In February, four investors filed an 'oppression and mismanagement' plea against the company's management. This was the fifth legal challenge against Byju’s filed in the NCLT and the fourth in 2024 alone.

The investors, including MIH Edtech Investments B.V, Peak XV Partners Investments IV & V, Sofina S.A., and General Atlantic Singapore TL Pte. Ltd, have accused the management, including Byju Raveendran (CEO), his wife Divya Gokulnath, and his brother Riju Raveendran, of poor governance and operational failures. 

Their demands include declaring the recent $200 million rights issue as void, a forensic audit of the company, and the appointment of a new CEO and board. They argue that the current management is unfit to run the company and have also raised concerns over transparency, regulatory non-compliances, and other corporate governance issues​.

The plea also addresses the loss of control over significant assets, such as Aakash and Byju's Alpha (TLB loan default), further highlighting the financial mismanagement under the current leadership.
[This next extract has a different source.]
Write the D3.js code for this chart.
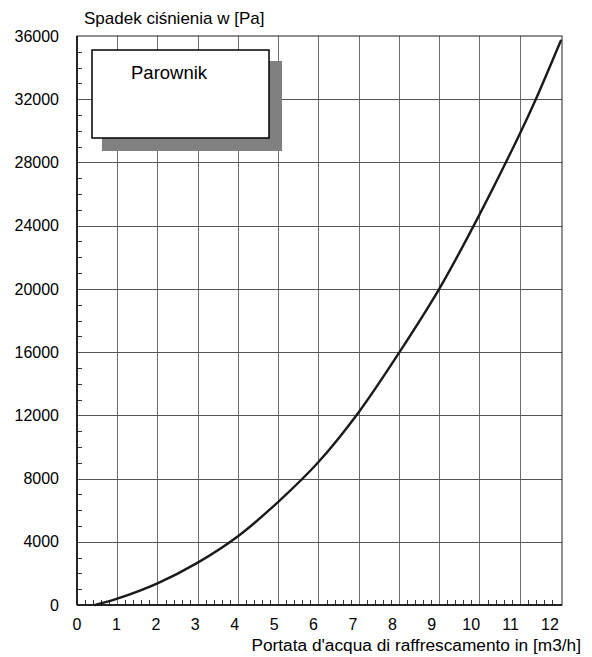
<!DOCTYPE html>
<html>
<head>
<meta charset="utf-8">
<script src="https://cdn.jsdelivr.net/npm/d3@7"></script>
<style>
  html, body { margin: 0; padding: 0; background: #fff; }
  svg { display: block; font-family: "Liberation Sans", Arial, sans-serif; }
</style>
</head>
<body>
<script>
// ---- data ----
const flowValues = [0.45, 1, 2, 3, 4, 5, 6, 7, 8, 9, 10, 11, 11.4, 12.02];
const pressureValues = [0, 400, 1370, 2680, 4350, 6530, 9050, 12200, 15950, 20000, 24700, 29800, 32000, 35700];
const xTickValues = [0, 1, 2, 3, 4, 5, 6, 7, 8, 9, 10, 11, 12];
const yTickValues = [0, 4000, 8000, 12000, 16000, 20000, 24000, 28000, 32000, 36000];
const titleText = "Spadek ciśnienia w [Pa]";
const xAxisTitle = "Portata d'acqua di raffrescamento in [m3/h]";
const legendText = "Parownik";

const W = 592, H = 657;
const svg = d3.select("body").append("svg").attr("width", W).attr("height", H);

const x = d3.scaleLinear().domain([0, 12.05]).range([77, 562]);
const xLab = d3.scaleLinear().domain([0, 12]).range([77, 550]);
const y = d3.scaleLinear().domain([0, 36000]).range([605, 36]);

const data = flowValues.map((f, i) => ({ f, p: pressureValues[i] }));

// gridlines
const g = svg.append("g");
g.selectAll("line.vg").data(xTickValues.filter(d => d > 0 && d < 12)).join("line")
  .attr("x1", d => Math.round(x(d)) + 0.5).attr("x2", d => Math.round(x(d)) + 0.5)
  .attr("y1", y(36000)).attr("y2", y(0))
  .attr("stroke", "#6e6e6e").attr("stroke-width", 1);
g.selectAll("line.hg").data(yTickValues.filter(d => d > 0 && d < 36000)).join("line")
  .attr("x1", x(0)).attr("x2", x(12.05))
  .attr("y1", d => Math.round(y(d)) + 0.5).attr("y2", d => Math.round(y(d)) + 0.5)
  .attr("stroke", "#555").attr("stroke-width", 1);

// minor ticks
const xMinor = d3.range(1, 60).map(i => i / 5).filter(v => Math.abs(v - Math.round(v)) > 1e-6);
g.selectAll("line.xm").data(xMinor).join("line")
  .attr("x1", d => Math.round(x(d)) + 0.5).attr("x2", d => Math.round(x(d)) + 0.5)
  .attr("y1", y(0)).attr("y2", y(0) - 5)
  .attr("stroke", "#333").attr("stroke-width", 1);
const yMinor = d3.range(1, 36).map(i => i * 1000).filter(v => v % 4000 !== 0);
g.selectAll("line.ym").data(yMinor).join("line")
  .attr("x1", x(0)).attr("x2", x(0) + 5)
  .attr("y1", d => Math.round(y(d)) + 0.5).attr("y2", d => Math.round(y(d)) + 0.5)
  .attr("stroke", "#333").attr("stroke-width", 1);

// frame
svg.append("rect")
  .attr("x", x(0)).attr("y", y(36000))
  .attr("width", x(12.05) - x(0)).attr("height", y(0) - y(36000))
  .attr("fill", "none").attr("stroke", "#222").attr("stroke-width", 1);
svg.append("line").attr("x1", x(0)).attr("x2", x(0)).attr("y1", y(36000)).attr("y2", y(0))
  .attr("stroke", "#000").attr("stroke-width", 1.5);
svg.append("line").attr("x1", x(0)).attr("x2", x(12.05)).attr("y1", y(0)).attr("y2", y(0))
  .attr("stroke", "#000").attr("stroke-width", 1.5);

// tick labels
svg.append("g").selectAll("text").data(yTickValues).join("text")
  .attr("x", 59).attr("y", d => y(d) + 5.7)
  .attr("text-anchor", "end").attr("font-size", 16).attr("fill", "#000")
  .text(d => d);
svg.append("g").selectAll("text").data(xTickValues).join("text")
  .attr("x", d => xLab(d)).attr("y", 630)
  .attr("text-anchor", "middle").attr("font-size", 16).attr("fill", "#000")
  .text(d => d);

// titles
svg.append("text").attr("x", 84).attr("y", 24).attr("font-size", 17).attr("fill", "#000").text(titleText);
svg.append("text").attr("x", 581).attr("y", 651).attr("text-anchor", "end")
  .attr("font-size", 17.3).attr("fill", "#000").text(xAxisTitle);

// legend box
svg.append("rect").attr("x", 102).attr("y", 61).attr("width", 180).attr("height", 90).attr("fill", "#808080");
svg.append("rect").attr("x", 92).attr("y", 50).attr("width", 177).attr("height", 88)
  .attr("fill", "#fff").attr("stroke", "#000").attr("stroke-width", 1.5);
svg.append("text").attr("x", 131).attr("y", 79).attr("font-size", 18.5).attr("fill", "#000").text(legendText);

// curve
const line = d3.line().x(d => x(d.f)).y(d => y(d.p)).curve(d3.curveCatmullRom.alpha(0.5));
svg.append("path").datum(data).attr("d", line)
  .attr("fill", "none").attr("stroke", "#1a1a1a").attr("stroke-width", 2.4)
  .attr("stroke-linejoin", "round").attr("stroke-linecap", "round");
</script>
</body>
</html>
Moreover, there are claims about the oppressive nature of the rights offered, with some actions being characterized as unauthorized and prejudicial to the rights of investors​​.
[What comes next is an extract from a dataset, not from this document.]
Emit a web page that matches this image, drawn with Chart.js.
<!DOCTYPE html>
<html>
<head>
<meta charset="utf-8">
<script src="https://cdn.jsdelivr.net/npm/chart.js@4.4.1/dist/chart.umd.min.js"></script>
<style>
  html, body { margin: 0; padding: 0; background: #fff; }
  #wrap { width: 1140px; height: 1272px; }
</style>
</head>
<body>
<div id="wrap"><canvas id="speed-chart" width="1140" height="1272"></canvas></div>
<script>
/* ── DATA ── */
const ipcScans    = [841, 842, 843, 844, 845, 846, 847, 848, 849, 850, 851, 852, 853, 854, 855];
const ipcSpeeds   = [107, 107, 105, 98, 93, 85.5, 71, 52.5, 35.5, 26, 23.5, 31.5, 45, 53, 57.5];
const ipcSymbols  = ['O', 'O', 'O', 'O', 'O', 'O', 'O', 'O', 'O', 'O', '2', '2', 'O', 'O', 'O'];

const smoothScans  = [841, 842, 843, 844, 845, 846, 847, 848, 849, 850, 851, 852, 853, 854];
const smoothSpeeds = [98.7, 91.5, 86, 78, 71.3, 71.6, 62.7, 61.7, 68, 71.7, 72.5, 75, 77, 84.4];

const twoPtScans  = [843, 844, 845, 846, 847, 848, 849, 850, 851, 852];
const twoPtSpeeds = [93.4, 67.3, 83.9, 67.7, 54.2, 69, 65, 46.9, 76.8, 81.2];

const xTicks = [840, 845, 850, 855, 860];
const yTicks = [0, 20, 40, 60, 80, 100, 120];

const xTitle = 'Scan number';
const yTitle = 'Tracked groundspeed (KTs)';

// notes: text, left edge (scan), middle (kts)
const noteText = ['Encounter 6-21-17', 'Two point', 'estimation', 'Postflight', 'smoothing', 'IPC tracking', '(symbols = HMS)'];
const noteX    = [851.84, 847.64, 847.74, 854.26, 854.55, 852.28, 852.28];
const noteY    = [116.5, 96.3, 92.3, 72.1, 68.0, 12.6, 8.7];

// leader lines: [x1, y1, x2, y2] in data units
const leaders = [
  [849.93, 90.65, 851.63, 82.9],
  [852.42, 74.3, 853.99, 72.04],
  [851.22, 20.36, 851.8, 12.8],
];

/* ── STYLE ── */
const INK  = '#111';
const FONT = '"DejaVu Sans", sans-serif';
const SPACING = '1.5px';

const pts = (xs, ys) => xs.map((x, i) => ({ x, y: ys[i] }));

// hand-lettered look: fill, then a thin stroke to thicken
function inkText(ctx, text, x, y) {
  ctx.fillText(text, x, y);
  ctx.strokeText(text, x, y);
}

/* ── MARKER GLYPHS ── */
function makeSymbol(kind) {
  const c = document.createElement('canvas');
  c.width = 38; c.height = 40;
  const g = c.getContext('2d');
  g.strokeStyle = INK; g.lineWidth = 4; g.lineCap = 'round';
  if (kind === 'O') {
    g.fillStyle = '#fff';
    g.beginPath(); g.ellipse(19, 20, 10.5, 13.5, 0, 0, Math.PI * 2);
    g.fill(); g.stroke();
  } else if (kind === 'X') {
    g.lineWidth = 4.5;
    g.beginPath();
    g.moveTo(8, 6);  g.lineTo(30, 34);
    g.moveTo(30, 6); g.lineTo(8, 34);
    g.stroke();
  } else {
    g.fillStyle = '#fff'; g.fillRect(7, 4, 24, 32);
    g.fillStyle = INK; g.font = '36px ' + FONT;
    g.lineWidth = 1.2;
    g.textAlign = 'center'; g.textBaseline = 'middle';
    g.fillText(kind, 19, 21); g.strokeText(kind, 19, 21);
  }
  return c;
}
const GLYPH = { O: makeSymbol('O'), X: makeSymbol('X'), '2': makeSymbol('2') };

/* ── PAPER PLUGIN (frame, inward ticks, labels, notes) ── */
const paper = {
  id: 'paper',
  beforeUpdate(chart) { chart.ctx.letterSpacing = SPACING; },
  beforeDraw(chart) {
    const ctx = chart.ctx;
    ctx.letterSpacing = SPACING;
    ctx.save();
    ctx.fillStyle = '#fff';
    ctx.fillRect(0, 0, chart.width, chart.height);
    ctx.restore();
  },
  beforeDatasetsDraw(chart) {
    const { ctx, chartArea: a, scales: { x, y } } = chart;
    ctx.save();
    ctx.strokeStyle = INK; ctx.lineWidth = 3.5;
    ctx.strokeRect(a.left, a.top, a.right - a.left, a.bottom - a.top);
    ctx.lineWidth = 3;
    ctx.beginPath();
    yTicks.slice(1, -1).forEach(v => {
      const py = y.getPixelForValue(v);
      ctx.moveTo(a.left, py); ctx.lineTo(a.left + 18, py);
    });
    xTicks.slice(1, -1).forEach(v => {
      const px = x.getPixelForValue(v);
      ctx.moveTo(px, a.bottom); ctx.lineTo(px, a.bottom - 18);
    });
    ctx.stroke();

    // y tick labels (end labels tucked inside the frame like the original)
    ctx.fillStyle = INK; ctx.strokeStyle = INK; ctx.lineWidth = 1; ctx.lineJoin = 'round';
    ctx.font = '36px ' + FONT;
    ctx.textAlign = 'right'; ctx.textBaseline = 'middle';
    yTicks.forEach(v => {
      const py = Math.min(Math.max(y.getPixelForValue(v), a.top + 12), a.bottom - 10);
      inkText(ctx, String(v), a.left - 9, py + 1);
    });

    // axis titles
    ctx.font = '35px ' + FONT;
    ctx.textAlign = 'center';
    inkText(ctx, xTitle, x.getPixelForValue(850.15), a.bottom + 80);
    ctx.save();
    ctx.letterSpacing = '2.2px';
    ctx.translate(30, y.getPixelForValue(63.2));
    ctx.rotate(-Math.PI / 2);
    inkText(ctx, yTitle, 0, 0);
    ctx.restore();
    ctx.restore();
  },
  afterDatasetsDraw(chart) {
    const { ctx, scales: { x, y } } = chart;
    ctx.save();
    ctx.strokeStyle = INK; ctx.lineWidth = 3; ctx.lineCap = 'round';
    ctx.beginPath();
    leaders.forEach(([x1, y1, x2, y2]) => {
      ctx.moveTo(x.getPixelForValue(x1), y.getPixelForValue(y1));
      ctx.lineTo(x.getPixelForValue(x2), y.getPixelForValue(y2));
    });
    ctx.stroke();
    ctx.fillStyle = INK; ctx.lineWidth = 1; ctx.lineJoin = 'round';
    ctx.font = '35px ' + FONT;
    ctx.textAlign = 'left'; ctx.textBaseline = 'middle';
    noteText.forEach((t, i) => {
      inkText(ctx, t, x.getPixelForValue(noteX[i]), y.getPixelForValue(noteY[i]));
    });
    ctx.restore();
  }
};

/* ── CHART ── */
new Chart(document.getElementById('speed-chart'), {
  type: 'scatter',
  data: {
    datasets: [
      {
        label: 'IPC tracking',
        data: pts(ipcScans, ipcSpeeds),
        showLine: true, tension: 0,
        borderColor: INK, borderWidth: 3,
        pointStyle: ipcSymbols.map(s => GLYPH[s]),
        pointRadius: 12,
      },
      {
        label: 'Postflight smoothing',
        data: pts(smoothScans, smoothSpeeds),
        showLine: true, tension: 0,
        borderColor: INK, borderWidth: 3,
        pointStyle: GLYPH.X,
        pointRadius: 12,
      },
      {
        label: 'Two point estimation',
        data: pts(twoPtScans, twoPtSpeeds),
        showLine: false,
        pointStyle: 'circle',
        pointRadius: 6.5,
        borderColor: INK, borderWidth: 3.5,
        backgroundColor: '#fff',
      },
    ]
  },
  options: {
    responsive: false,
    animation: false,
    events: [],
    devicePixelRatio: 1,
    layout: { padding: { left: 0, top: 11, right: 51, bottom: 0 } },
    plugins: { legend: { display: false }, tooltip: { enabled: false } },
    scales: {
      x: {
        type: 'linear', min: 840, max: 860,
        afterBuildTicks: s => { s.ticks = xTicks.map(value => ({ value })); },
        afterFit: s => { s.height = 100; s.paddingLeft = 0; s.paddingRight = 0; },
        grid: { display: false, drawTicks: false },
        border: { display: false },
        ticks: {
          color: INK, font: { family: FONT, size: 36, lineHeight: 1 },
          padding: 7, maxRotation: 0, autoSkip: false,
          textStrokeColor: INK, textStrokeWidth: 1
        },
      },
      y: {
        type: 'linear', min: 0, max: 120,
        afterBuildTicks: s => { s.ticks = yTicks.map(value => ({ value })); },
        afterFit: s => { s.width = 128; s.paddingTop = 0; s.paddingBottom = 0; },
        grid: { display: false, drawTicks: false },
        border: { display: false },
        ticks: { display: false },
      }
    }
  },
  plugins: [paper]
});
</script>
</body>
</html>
Now, it appears that the plea is closely connected to the outcomes of the Extraordinary General Meeting (EGM) held on February 23, during which investors chose to oust Raveendran and his family from the leadership of the edtech firm. 
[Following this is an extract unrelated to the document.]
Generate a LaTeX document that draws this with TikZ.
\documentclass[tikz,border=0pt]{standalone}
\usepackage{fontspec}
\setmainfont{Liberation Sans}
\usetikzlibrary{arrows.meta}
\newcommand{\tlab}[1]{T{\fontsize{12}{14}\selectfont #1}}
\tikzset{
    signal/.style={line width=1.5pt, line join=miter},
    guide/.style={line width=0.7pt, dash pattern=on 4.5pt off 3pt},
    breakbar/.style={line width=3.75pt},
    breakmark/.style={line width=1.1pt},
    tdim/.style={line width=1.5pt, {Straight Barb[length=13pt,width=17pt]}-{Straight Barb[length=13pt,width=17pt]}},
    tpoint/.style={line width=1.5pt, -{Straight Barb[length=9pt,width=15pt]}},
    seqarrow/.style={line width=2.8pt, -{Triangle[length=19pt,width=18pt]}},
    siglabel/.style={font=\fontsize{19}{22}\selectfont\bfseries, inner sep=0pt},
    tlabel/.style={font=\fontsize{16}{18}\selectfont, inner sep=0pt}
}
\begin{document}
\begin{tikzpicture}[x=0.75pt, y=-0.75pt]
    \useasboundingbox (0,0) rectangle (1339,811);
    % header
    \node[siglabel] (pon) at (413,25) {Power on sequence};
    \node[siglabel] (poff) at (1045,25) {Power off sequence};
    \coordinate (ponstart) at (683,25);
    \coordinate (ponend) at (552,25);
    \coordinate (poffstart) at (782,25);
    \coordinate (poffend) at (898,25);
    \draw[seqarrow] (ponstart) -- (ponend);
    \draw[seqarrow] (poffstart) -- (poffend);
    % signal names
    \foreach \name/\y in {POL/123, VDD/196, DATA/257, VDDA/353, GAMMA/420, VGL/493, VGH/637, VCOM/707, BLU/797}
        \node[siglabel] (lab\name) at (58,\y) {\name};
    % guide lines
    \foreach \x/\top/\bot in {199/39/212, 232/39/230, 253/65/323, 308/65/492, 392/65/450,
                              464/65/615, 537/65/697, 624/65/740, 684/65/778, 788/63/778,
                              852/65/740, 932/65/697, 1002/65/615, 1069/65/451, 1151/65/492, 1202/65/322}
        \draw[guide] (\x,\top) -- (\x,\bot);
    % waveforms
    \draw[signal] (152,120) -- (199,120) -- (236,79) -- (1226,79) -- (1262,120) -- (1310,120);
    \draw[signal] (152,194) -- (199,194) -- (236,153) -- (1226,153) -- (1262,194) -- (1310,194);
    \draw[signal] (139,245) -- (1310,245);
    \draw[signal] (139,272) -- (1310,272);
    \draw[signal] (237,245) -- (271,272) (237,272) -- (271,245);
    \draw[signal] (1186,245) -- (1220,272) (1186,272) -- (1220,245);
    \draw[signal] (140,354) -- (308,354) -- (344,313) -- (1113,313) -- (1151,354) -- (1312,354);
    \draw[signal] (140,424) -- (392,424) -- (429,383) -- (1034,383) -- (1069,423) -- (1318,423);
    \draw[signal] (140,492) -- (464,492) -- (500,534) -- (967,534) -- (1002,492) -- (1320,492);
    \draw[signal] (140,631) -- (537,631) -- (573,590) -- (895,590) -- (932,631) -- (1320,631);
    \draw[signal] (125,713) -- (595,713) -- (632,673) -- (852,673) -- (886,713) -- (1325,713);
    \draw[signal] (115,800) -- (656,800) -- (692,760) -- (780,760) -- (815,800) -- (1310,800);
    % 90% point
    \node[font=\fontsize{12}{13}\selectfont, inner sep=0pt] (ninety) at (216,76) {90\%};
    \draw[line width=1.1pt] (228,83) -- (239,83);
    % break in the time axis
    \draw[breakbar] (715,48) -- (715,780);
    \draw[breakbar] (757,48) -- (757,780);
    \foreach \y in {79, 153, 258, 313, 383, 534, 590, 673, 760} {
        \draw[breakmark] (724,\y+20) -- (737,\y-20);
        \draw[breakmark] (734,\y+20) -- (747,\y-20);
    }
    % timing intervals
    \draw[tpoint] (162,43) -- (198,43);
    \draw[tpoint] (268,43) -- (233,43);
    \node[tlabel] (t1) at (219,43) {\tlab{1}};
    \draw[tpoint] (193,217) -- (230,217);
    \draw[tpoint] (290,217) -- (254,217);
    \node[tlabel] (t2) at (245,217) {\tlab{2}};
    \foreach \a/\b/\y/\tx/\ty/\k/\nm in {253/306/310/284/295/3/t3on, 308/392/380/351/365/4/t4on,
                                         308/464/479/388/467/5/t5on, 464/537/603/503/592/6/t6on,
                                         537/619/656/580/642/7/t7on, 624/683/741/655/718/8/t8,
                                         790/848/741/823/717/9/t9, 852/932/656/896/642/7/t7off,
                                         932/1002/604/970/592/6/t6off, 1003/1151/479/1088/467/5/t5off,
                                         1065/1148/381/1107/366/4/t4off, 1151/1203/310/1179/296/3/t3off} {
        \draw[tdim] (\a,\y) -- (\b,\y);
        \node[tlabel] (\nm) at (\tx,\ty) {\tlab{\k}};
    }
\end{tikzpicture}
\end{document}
A representative from Prosus highlighted that the EGM concluded with several resolutions being passed. These included demands for addressing significant governance, financial mismanagement, and compliance issues within Byju's.

Additionally, there was a call for the restructuring of the Board of Directors to ensure that Think & Learn, the parent company of Byju’s, is no longer under the control of its founders. 

However, in a statement, the company stated:

“Byju’s firmly declares that the resolutions passed during the recently concluded Extraordinary General Meeting (EGM)– attended by a small cohort of select shareholders– are invalid and ineffective. The passing of the unenforceable resolutions challenges the rule of law at worst.” 

Now, what’s interesting and seems like a bold move is that Raveendran declared the day after shareholders voted to oust the founders that he remains the CEO, with no changes to the management or board.

In April, the Bengaluru Bench of the NCLT deferred the hearing of the oppression and mismanagement plea filed against Byju’s by investors to June 6.

Fast forward to June 12, the Bengaluru bench of NCLT issued an order to Byju's, instructing the edtech firm to refrain from using the funds from its second rights issue. Instead, the company was directed to hold these funds in a separate account until the resolution of the main petition. 

This order came after Byju's initiated its second rights issue on May 13, which was scheduled to conclude the following day, June 13. A rights issue is a method where a company allows current shareholders to purchase additional shares at a discounted price, generally proportional to their existing holdings. 

Additionally, it followed the company's inability to meet its capital targets with the initial rights offering conducted in January and February. The NCLT further mandated that the status quo regarding the existing shareholders and their shareholdings be maintained until the main petition is settled. 

Industry insiders suggest that the ongoing legal struggles may severely disrupt Byju's operational capabilities, potentially affecting its ability to settle accounts with vendors and fulfill payroll commitments. The edtech giant is grappling with a series of daunting challenges, including financial strains, delayed financial disclosures, and contentious legal disputes with lenders and investors.

What do you think these developments could mean for the future of edtech firms in general? How might this impact investors' confidence in the edtech sector?